> _What you are asked to do_:
Your task is to reproduce, verbatim and without pictures, the lines from the opening of the listing through the line containing "const fitRange = [0, 0.01];".

Rows from a dataset of charts and code

┏━━

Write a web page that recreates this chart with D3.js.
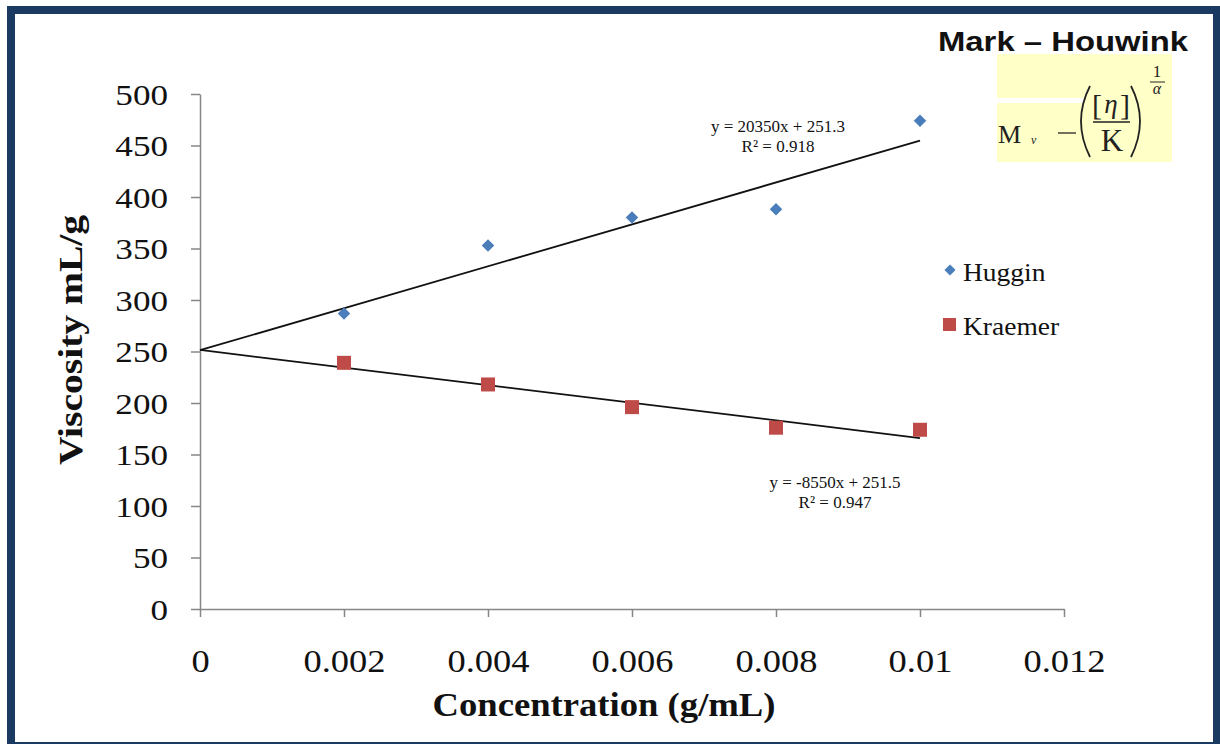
<!DOCTYPE html>
<html>
<head>
<meta charset="utf-8">
<script src="https://cdn.jsdelivr.net/npm/d3@7"></script>
<style>
  html, body { margin: 0; padding: 0; background: #fff; }
  svg { display: block; }
</style>
</head>
<body>
<svg id="chart" width="1220" height="744"></svg>
<script>
// concentrations (g/mL)
const conc = [0.002, 0.004, 0.006, 0.008, 0.010];
const huggin = [287, 353, 380, 388, 474];
const kraemer = [239, 218, 196, 176, 174];

// trendlines as printed on the chart
const fits = [
  { name: "Huggin", slope: 20350, intercept: 251.3, eq: "y = 20350x + 251.3", r2: "R² = 0.918" },
  { name: "Kraemer", slope: -8550, intercept: 251.5, eq: "y = -8550x + 251.5", r2: "R² = 0.947" },
];
const fitRange = [0, 0.01];

const xTicks = [0, 0.002, 0.004, 0.006, 0.008, 0.01, 0.012];
const yTicks = [0, 50, 100, 150, 200, 250, 300, 350, 400, 450, 500];

const serif = "'Liberation Serif', 'Times New Roman', serif";
const sans = "'Liberation Sans', Arial, sans-serif";
const axisGray = "#868686";

// the original picture is a little wider than tall, stretch text to match
function stretch(sel, k) {
  sel.each(function () {
    const w = this.getComputedTextLength();
    d3.select(this).attr("textLength", w * k).attr("lengthAdjust", "spacingAndGlyphs");
  });
}

const svg = d3.select("#chart");

const x = d3.scaleLinear().domain([0, 0.012]).range([200, 1064]);
const y = d3.scaleLinear().domain([0, 500]).range([609, 94]);

// x axis
const xAxis = svg.append("g").attr("transform", `translate(0,${y(0)})`)
  .call(d3.axisBottom(x).tickValues(xTicks).tickSize(8).tickSizeOuter(0)
    .tickFormat((d) => d === 0 ? "0" : String(+d.toFixed(3))));
xAxis.select(".domain").attr("stroke", axisGray).attr("stroke-width", 1.5);
xAxis.selectAll(".tick line").attr("stroke", axisGray).attr("stroke-width", 1.5);
xAxis.selectAll(".tick text").attr("font-family", serif).attr("font-size", 32)
  .attr("fill", "#111").attr("dy", 0).attr("y", 63).call(stretch, 1.14);

// y axis
const yAxis = svg.append("g").attr("transform", `translate(${x(0)},0)`)
  .call(d3.axisLeft(y).tickValues(yTicks).tickSize(9).tickSizeOuter(0));
yAxis.select(".domain").attr("stroke", axisGray).attr("stroke-width", 1.5);
yAxis.selectAll(".tick line").attr("stroke", axisGray).attr("stroke-width", 1.5);
yAxis.selectAll(".tick text").attr("font-family", serif).attr("font-size", 30)
  .attr("fill", "#111").attr("x", -32).attr("dy", "0.34em").call(stretch, 1.17);

// axis titles
svg.append("text").attr("x", 604).attr("y", 716).attr("text-anchor", "middle")
  .attr("font-family", serif).attr("font-weight", "bold").attr("font-size", 34)
  .attr("fill", "#111").attr("textLength", 343).attr("lengthAdjust", "spacingAndGlyphs")
  .text("Concentration (g/mL)");
svg.append("text").attr("transform", "translate(82,340) rotate(-90)").attr("text-anchor", "middle")
  .attr("font-family", serif).attr("font-weight", "bold").attr("font-size", 33)
  .attr("fill", "#111").attr("textLength", 250).attr("lengthAdjust", "spacingAndGlyphs")
  .text("Viscosity mL/g");

// trendlines
const line = d3.line().x((d) => x(d[0])).y((d) => y(d[1]));
svg.selectAll("path.fit").data(fits).join("path").attr("class", "fit")
  .attr("fill", "none").attr("stroke", "#111").attr("stroke-width", 1.8)
  .attr("d", (f) => line(fitRange.map((c) => [c, f.slope * c + f.intercept])));

// points
svg.selectAll("path.huggin").data(conc).join("path").attr("class", "huggin")
  .attr("transform", (d, i) => `translate(${x(d)},${y(huggin[i])})`)
  .attr("d", d3.symbol(d3.symbolDiamond2, 100)).attr("fill", "#4a7ebb");
svg.selectAll("rect.kraemer").data(conc).join("rect").attr("class", "kraemer")
  .attr("x", (d) => x(d) - 7).attr("y", (d, i) => y(kraemer[i]) - 7)
  .attr("width", 14).attr("height", 14).attr("fill", "#be4b48");

// equation labels
const eqPos = [[778, 132], [835, 488]];
fits.forEach((f, i) => {
  const g = svg.append("g").attr("font-family", serif).attr("font-size", 17).attr("fill", "#111")
    .attr("text-anchor", "middle");
  g.append("text").attr("x", eqPos[i][0]).attr("y", eqPos[i][1]).text(f.eq).call(stretch, 1.0);
  g.append("text").attr("x", eqPos[i][0]).attr("y", eqPos[i][1] + 20).text(f.r2);
});

// legend
const legend = svg.append("g").attr("font-family", serif).attr("font-size", 25).attr("fill", "#111");
legend.append("path").attr("transform", "translate(950,270)")
  .attr("d", d3.symbol(d3.symbolDiamond2, 80)).attr("fill", "#4a7ebb");
legend.append("text").attr("x", 963).attr("y", 281).text("Huggin").call(stretch, 1.1);
legend.append("rect").attr("x", 943).attr("y", 318).attr("width", 13).attr("height", 13).attr("fill", "#be4b48");
legend.append("text").attr("x", 963).attr("y", 335).text("Kraemer").call(stretch, 1.1);

// Mark–Houwink equation box
const mh = svg.append("g");
mh.append("text").attr("x", 938).attr("y", 51).attr("font-family", sans).attr("font-weight", "bold")
  .attr("font-size", 27).attr("textLength", 250).attr("lengthAdjust", "spacingAndGlyphs")
  .attr("fill", "#111").text("Mark – Houwink");
mh.append("rect").attr("x", 997).attr("y", 54).attr("width", 175).attr("height", 108).attr("fill", "#ffffc8");
mh.append("rect").attr("x", 997).attr("y", 98).attr("width", 86).attr("height", 5).attr("fill", "#fff");
const ink = "#222";
const ft = mh.append("g").attr("font-family", serif).attr("fill", ink);
ft.append("text").attr("x", 998).attr("y", 143).attr("font-size", 26).text("M");
ft.append("text").attr("x", 1031).attr("y", 144).attr("font-size", 12).attr("font-style", "italic").text("v");
ft.append("line").attr("x1", 1058).attr("x2", 1076).attr("y1", 133).attr("y2", 133).attr("stroke", ink).attr("stroke-width", 1.3);
// parentheses
ft.append("path").attr("d", "M1090,86 Q1072,121 1090,157").attr("fill", "none").attr("stroke", ink).attr("stroke-width", 1.8);
ft.append("path").attr("d", "M1131,86 Q1149,121 1131,157").attr("fill", "none").attr("stroke", ink).attr("stroke-width", 1.8);
ft.append("text").attr("x", 1097).attr("y", 115).attr("font-size", 30).attr("text-anchor", "middle").text("[");
ft.append("text").attr("x", 1111).attr("y", 113).attr("font-size", 27).attr("font-style", "italic").attr("text-anchor", "middle").text("η");
ft.append("text").attr("x", 1125).attr("y", 115).attr("font-size", 30).attr("text-anchor", "middle").text("]");
ft.append("line").attr("x1", 1093).attr("x2", 1130).attr("y1", 122).attr("y2", 122).attr("stroke", ink).attr("stroke-width", 1.3);
ft.append("text").attr("x", 1112).attr("y", 151).attr("font-size", 31).attr("text-anchor", "middle").text("K");
ft.append("text").attr("x", 1157).attr("y", 77).attr("font-size", 17).attr("text-anchor", "middle").text("1");
ft.append("line").attr("x1", 1150).attr("x2", 1165).attr("y1", 82).attr("y2", 82).attr("stroke", ink).attr("stroke-width", 1);
ft.append("text").attr("x", 1157).attr("y", 94).attr("font-size", 16).attr("font-style", "italic").attr("text-anchor", "middle").text("α");

// outer frame
svg.append("rect").attr("x", 11).attr("y", 10).attr("width", 1206).attr("height", 736)
  .attr("fill", "none").attr("stroke", "#1b3a62").attr("stroke-width", 8);
</script>
</body>
</html>
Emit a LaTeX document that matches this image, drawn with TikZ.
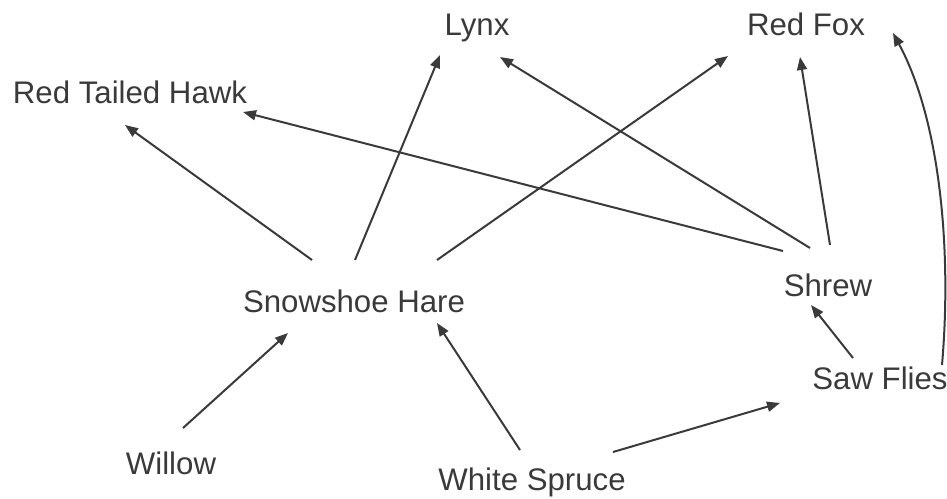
\documentclass[tikz,border=0pt]{standalone}
\usepackage{fontspec}
\setmainfont{Liberation Sans}
\usetikzlibrary{arrows.meta}
\definecolor{inkgray}{HTML}{3A3A3A}
\tikzset{
  species/.style={anchor=base, inner sep=0pt, text=inkgray, font=\fontsize{15.6}{18}\selectfont},
  eats/.style={-{Triangle[length=6.5pt,width=5pt]}, line width=1pt, draw=inkgray}
}

\begin{document}
\begin{tikzpicture}[x=0.5pt, y=-0.5pt]
\useasboundingbox (0,0) rectangle (947,498);

% Predators
\node[species] (hawk) at (130,103) {Red Tailed Hawk};
\node[species] (lynx) at (477,35) {Lynx};
\node[species] (fox) at (806,35) {Red Fox};

% Herbivores and insects
\node[species] (hare) at (354,312) {Snowshoe Hare};
\node[species] (shrew) at (828,296) {Shrew};
\node[species] (sawflies) at (880,389) {Saw Flies};

% Plants
\node[species] (willow) at (171,474) {Willow};
\node[species] (spruce) at (532,490) {White Spruce};

% Arrows from the hare
\draw[eats] ([shift={(-42,-52)}]hare.base) -- ([shift={(-5,22)}]hawk.base);
\draw[eats] ([shift={(1,-52)}]hare.base) -- ([shift={(-37,20)}]lynx.base);
\draw[eats] ([shift={(83,-52)}]hare.base) -- ([shift={(-78,21)}]fox.base);

% Arrows from the shrew
\draw[eats] ([shift={(-45,-45)}]shrew.base) -- ([shift={(113,9)}]hawk.base);
\draw[eats] ([shift={(-18,-48)}]shrew.base) -- ([shift={(23,22)}]lynx.base);
\draw[eats] ([shift={(2,-51)}]shrew.base) -- ([shift={(-6,22)}]fox.base);

% Arrows from the saw flies
\draw[eats] ([shift={(-27,-31)}]sawflies.base) -- ([shift={(-17,9)}]shrew.base);
\draw[eats] ([shift={(62,-24)}]sawflies.base) .. controls +(10,-115) and +(47,87) .. ([shift={(87,-2)}]fox.base);

% Arrows from the plants
\draw[eats] ([shift={(12,-46)}]willow.base) -- ([shift={(-66,21)}]hare.base);
\draw[eats] ([shift={(-12,-40)}]spruce.base) -- ([shift={(83,11)}]hare.base);
\draw[eats] ([shift={(81,-38)}]spruce.base) -- ([shift={(-100,14)}]sawflies.base);

\end{tikzpicture}
\end{document}
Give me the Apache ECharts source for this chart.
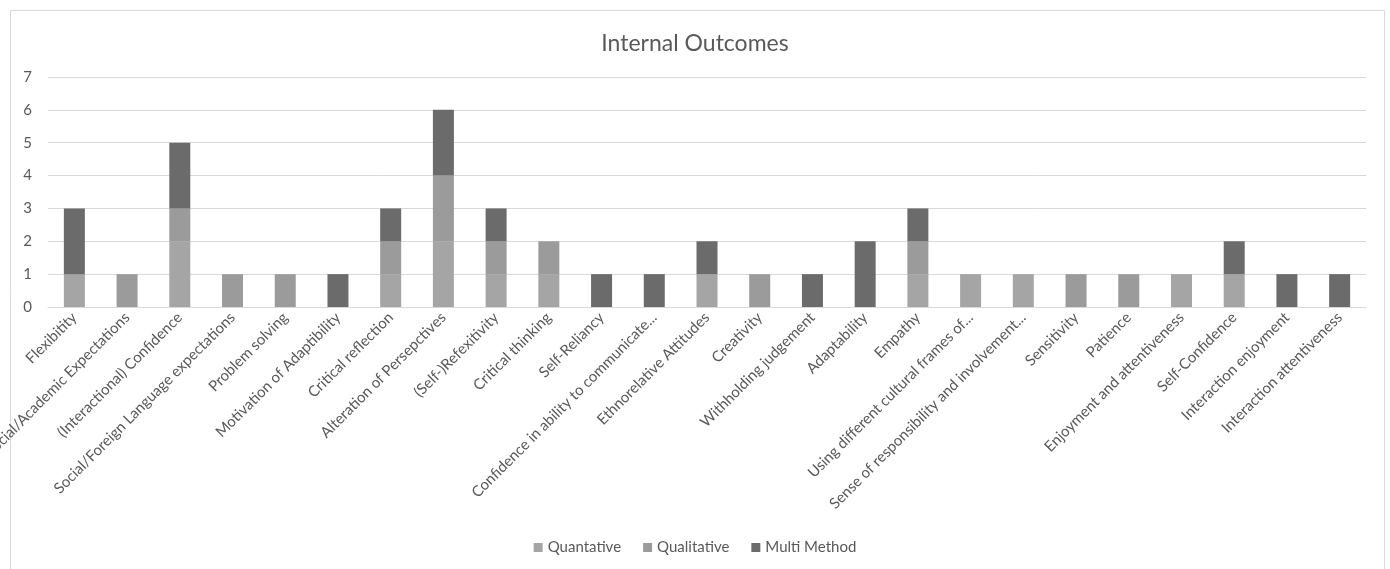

┗━━

> _Full answer_:
Write a web page that recreates this chart with D3.js.
<!DOCTYPE html>
<html>
<head>
<meta charset="utf-8">
<script src="https://cdn.jsdelivr.net/npm/d3@7"></script>
<style>
  html, body { margin: 0; padding: 0; background: #fff; }
  svg { display: block; }
</style>
</head>
<body>
<svg id="chart" width="1220" height="744"></svg>
<script>
// concentrations (g/mL)
const conc = [0.002, 0.004, 0.006, 0.008, 0.010];
const huggin = [287, 353, 380, 388, 474];
const kraemer = [239, 218, 196, 176, 174];

// trendlines as printed on the chart
const fits = [
  { name: "Huggin", slope: 20350, intercept: 251.3, eq: "y = 20350x + 251.3", r2: "R² = 0.918" },
  { name: "Kraemer", slope: -8550, intercept: 251.5, eq: "y = -8550x + 251.5", r2: "R² = 0.947" },
];
const fitRange = [0, 0.01];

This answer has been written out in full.